Хотя письмо Эрни было личным, Николай передаст его в министерство иностранных дел, желая подчеркнуть свою непричастность к этим мирным предложениям. И это было ошибкой...
«В России все секрет и ничего не тайна». И уже вскоре родился ужасный, стойкий слух: царица-шпионка переписывается с немцами и сообщает им военные секреты. Этот слух станет для страны одним из объяснений катастрофы, которая вскоре случится на фронте.
Из показаний Вырубовой: «В лазаретах от сестер милосердия и раненых ей (царице. – Э. Р.) не раз приходилось слышать, что ее, как немку, подозревают в народе и в армии в шпионстве».
Хотя, если уж кого и подозревать в выдаче военных секретов, так это, пожалуй, брата Эрни. Его предложение немедленно начать переговоры о мире странно совпало с тайными военными приготовлениями немцев. Он будто предупреждал Аликс поторопитесь!.. И вскоре после отвергнутого предложения Эрни, во второй половине апреля, началось мощное наступление германской армии. И тягостное отступление русских...

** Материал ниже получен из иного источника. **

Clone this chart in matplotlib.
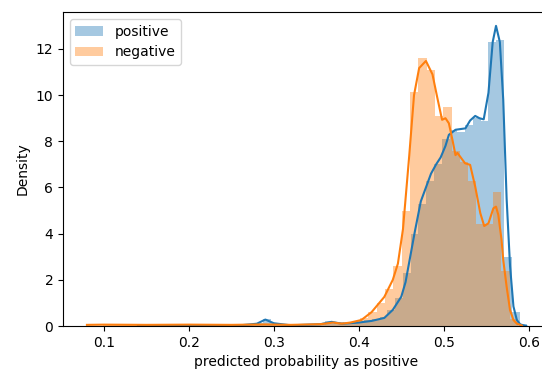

«7 мая... Пошла к Ане и просидела до 5-ти. Видела там Нашего Друга. Он много думает и молится о тебе... Сидели и долго беседовали... Это ужасно не быть с тобою в такие тяжелые времена».
Слухи об измене «в верхах», естественно, связывались с ненавистным «старцем». Уже заговорили о немецких шпионах в окружении вечно пьяного Распутина, и Аликс знала об этих разговорах. Она мучилась, понимая, как Верховный использует в Ставке эти гадкие слухи. Вот почему упорно, почти в каждом письме, она писала мужу о «Нашем Друге» – с большой буквы, как пишут о святом.